Many franchise agreements provide and specify an exclusive geographic territory for the franchisee’s operation. This protects the franchisee from competition from another franchisee in the “system” and prevents abusive tactics and/or retaliation by the franchisor. It would be easy enough, for example, for franchisor to significantly undercut a franchisee by allowing one or two or more franchise locations to open near the existing one. Exclusive territories help prevent such predatory behavior and protect the investment being made by the franchisee.

However, generally, the franchisor reserves to itself all other rights that do not meet the definition of “franchise location.” Among the important examples are sales vectors like online sales and what are generally called non-traditional venues. Examples of non-traditional venues would be sporting and/or concert venues, carts or small stations in shopping malls, street fairs, seasonal/holiday pop-up shops, and mobile “franchises” like food trucks and carts. If tapped by your franchise, a significant bump in sales and revenue can be achieved by use of these types of non-traditional venues. If you are considering buying a franchise, careful attention should be paid to how “franchise location” is defined and what the franchise agreement says (if anything) about non-traditional venues and sales methods. You should seek the advice and guidance of an experienced San Diego franchise attorney. Here are some tips.

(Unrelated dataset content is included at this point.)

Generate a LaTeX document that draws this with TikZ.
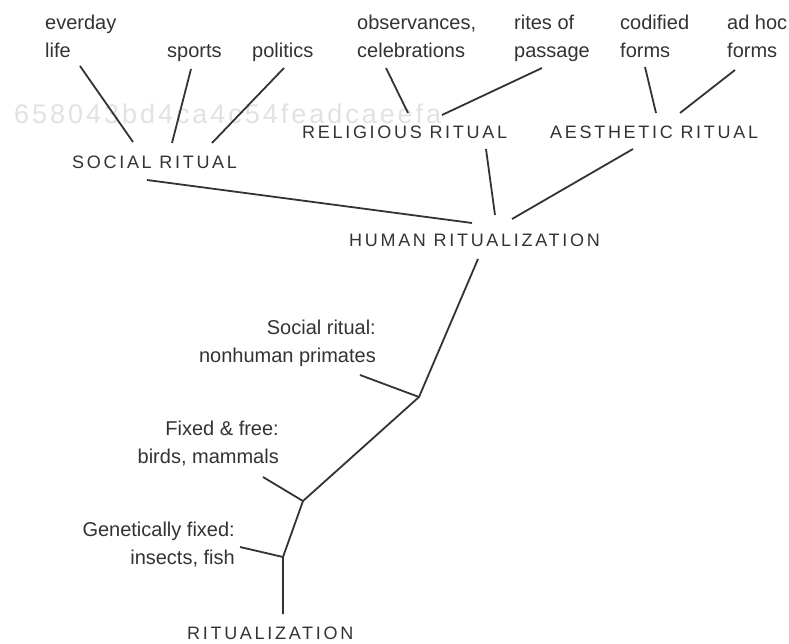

If the franchise agreement defines “franchise” narrowly as a fixed store in a permanent location, you could explore shifting the definition from defining the type of store to defining the activity — selling franchise goods and services. This would then automatically cover any type of store, shop, vehicle or anything else, permanent or temporary, that might compete with your franchise in the geographic area.

More directly, you might try and negotiate provisions that cover non-traditional venues. For example, the franchisor might agree to disallow others to operate mobile or temporary “locations” but might disagree with respect to sporting/concert venues. With respect to nontraditional venues, franchisors have two sets of concerns – profits for the franchisor and capacity limitations with respect to the franchisee. That is, the franchisor may want to keep for itself the sales/profits to be had from non-traditional venues or be concerned that your location is too small to provide the necessary product for a sporting/concern event. Depending on the reasoning, there may or may not be room for negotiation.

Note that the goal is not to prohibit temporary, mobile, or “mini-locations,” but to prevent others from operating them to the sales disadvantage of your location.

One other strategy is to negotiate a right of first refusal with a reasonable notice period depending on the proposed venue/circumstance. If your franchise is not prepared, cannot afford the startup costs, or is otherwise not interested, then the non-traditional venue can be operated by the franchisor or another franchisee.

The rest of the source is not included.